- [SET PROBLEM] Give back only the lines from the one that contains "Output the Python" through the one that contains "ax3 = ax.twinx()", word for word and without images.

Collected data
** Begin **
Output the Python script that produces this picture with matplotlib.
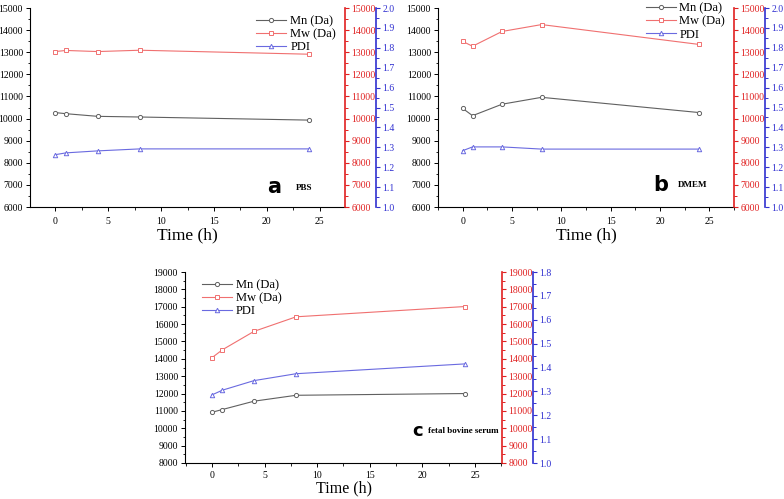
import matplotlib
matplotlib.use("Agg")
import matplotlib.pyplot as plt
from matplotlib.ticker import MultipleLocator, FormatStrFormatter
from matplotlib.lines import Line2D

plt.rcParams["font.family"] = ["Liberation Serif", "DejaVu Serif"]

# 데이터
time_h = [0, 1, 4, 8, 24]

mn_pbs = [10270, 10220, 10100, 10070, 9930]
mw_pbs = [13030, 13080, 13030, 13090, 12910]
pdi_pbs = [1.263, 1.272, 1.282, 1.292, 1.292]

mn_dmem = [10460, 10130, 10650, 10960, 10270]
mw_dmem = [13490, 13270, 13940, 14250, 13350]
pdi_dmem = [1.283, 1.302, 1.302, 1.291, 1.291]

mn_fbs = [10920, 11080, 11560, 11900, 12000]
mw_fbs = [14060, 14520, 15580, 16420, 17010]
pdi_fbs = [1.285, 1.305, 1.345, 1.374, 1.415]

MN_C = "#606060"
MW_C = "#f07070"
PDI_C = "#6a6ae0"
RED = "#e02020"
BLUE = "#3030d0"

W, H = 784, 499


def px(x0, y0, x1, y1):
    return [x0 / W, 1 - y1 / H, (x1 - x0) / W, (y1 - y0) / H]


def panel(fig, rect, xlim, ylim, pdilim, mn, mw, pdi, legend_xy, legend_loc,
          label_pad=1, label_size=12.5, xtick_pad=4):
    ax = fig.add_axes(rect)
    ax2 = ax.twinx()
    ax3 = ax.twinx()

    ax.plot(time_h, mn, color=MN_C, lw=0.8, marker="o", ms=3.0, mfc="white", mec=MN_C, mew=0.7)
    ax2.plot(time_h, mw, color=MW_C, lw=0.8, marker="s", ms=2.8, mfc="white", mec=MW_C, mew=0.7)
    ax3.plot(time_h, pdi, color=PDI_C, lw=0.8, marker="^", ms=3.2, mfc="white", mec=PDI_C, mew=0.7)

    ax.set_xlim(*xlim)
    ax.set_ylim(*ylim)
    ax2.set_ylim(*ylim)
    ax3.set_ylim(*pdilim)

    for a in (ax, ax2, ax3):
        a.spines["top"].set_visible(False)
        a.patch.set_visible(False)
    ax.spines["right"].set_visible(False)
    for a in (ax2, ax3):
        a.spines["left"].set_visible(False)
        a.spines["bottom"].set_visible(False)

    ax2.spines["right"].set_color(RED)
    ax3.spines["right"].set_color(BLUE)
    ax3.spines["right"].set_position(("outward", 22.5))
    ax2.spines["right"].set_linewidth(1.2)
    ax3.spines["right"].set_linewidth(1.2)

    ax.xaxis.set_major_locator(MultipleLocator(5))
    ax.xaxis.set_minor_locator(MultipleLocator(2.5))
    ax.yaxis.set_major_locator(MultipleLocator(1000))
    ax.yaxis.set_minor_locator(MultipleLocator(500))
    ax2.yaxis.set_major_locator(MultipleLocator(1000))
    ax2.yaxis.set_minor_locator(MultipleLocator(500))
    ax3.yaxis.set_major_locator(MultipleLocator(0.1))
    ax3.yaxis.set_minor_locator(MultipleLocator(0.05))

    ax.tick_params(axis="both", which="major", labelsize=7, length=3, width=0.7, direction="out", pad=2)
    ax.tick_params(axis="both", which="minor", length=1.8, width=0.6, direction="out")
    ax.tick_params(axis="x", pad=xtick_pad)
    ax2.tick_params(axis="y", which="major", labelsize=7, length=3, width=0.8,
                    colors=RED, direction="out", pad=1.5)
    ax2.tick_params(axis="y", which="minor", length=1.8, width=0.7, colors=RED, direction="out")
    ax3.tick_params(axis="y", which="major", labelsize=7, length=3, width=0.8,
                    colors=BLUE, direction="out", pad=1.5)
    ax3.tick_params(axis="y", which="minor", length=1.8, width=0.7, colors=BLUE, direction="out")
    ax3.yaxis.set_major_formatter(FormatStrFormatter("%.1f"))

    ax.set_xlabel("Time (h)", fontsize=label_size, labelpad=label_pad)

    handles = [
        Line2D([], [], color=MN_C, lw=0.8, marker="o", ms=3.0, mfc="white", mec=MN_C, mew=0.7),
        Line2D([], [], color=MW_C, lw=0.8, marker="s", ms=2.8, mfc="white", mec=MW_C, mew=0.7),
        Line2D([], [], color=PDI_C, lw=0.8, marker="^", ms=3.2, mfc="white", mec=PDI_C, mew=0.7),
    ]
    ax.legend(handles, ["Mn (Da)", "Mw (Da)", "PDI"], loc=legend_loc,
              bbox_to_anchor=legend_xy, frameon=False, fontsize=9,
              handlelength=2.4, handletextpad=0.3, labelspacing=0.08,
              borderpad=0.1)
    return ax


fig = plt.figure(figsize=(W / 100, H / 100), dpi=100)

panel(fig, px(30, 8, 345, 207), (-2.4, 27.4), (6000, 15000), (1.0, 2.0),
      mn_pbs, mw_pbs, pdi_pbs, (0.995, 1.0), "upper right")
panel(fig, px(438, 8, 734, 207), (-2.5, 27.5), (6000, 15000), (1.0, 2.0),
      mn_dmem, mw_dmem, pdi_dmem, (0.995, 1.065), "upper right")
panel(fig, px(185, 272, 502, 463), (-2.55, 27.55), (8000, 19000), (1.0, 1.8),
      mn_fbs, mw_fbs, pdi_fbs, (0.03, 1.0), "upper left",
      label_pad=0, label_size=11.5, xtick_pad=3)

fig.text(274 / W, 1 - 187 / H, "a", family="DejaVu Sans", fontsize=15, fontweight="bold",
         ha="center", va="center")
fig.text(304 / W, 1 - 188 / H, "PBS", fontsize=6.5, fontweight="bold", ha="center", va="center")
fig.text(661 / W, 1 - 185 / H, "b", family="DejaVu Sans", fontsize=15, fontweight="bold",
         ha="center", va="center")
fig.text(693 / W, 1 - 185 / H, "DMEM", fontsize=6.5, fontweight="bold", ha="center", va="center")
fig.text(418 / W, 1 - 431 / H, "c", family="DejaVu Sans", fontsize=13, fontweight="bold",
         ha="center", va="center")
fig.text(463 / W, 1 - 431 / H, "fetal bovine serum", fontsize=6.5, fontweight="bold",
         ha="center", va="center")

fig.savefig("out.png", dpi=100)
** End **
** Begin **
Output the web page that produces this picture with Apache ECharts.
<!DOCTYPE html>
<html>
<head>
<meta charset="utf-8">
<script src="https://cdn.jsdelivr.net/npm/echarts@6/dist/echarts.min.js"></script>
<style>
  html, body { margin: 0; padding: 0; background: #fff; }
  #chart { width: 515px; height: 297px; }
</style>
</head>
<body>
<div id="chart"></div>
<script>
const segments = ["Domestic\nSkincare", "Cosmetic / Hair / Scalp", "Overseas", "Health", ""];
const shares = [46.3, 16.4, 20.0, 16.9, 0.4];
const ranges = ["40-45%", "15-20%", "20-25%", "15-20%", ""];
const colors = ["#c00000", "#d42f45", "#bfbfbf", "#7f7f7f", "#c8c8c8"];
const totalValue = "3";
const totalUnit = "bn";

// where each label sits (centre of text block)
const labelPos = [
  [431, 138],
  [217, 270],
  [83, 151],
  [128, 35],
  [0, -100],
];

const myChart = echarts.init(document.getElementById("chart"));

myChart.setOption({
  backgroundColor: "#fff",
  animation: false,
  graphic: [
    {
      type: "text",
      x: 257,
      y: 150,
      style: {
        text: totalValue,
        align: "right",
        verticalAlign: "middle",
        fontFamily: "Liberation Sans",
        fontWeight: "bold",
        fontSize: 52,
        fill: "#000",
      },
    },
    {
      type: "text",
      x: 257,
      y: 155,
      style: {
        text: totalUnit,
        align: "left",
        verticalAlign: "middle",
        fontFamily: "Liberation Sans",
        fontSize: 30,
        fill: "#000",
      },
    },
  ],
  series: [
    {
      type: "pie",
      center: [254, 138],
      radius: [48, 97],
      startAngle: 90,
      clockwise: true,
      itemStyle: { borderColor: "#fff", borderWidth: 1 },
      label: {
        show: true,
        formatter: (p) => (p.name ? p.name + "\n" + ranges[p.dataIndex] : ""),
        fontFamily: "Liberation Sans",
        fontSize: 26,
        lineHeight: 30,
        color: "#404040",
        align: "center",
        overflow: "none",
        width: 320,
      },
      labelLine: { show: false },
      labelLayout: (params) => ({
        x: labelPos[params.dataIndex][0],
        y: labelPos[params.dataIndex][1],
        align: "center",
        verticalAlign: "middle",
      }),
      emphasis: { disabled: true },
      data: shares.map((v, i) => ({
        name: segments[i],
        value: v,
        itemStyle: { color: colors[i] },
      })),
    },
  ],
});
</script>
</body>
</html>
** End **
- [FINISHED EXERCISE]
Output the Python script that produces this picture with matplotlib.
import matplotlib
matplotlib.use("Agg")
import matplotlib.pyplot as plt
from matplotlib.ticker import MultipleLocator, FormatStrFormatter
from matplotlib.lines import Line2D

plt.rcParams["font.family"] = ["Liberation Serif", "DejaVu Serif"]

# 데이터
time_h = [0, 1, 4, 8, 24]

mn_pbs = [10270, 10220, 10100, 10070, 9930]
mw_pbs = [13030, 13080, 13030, 13090, 12910]
pdi_pbs = [1.263, 1.272, 1.282, 1.292, 1.292]

mn_dmem = [10460, 10130, 10650, 10960, 10270]
mw_dmem = [13490, 13270, 13940, 14250, 13350]
pdi_dmem = [1.283, 1.302, 1.302, 1.291, 1.291]

mn_fbs = [10920, 11080, 11560, 11900, 12000]
mw_fbs = [14060, 14520, 15580, 16420, 17010]
pdi_fbs = [1.285, 1.305, 1.345, 1.374, 1.415]

MN_C = "#606060"
MW_C = "#f07070"
PDI_C = "#6a6ae0"
RED = "#e02020"
BLUE = "#3030d0"

W, H = 784, 499


def px(x0, y0, x1, y1):
    return [x0 / W, 1 - y1 / H, (x1 - x0) / W, (y1 - y0) / H]


def panel(fig, rect, xlim, ylim, pdilim, mn, mw, pdi, legend_xy, legend_loc,
          label_pad=1, label_size=12.5, xtick_pad=4):
    ax = fig.add_axes(rect)
    ax2 = ax.twinx()
    ax3 = ax.twinx()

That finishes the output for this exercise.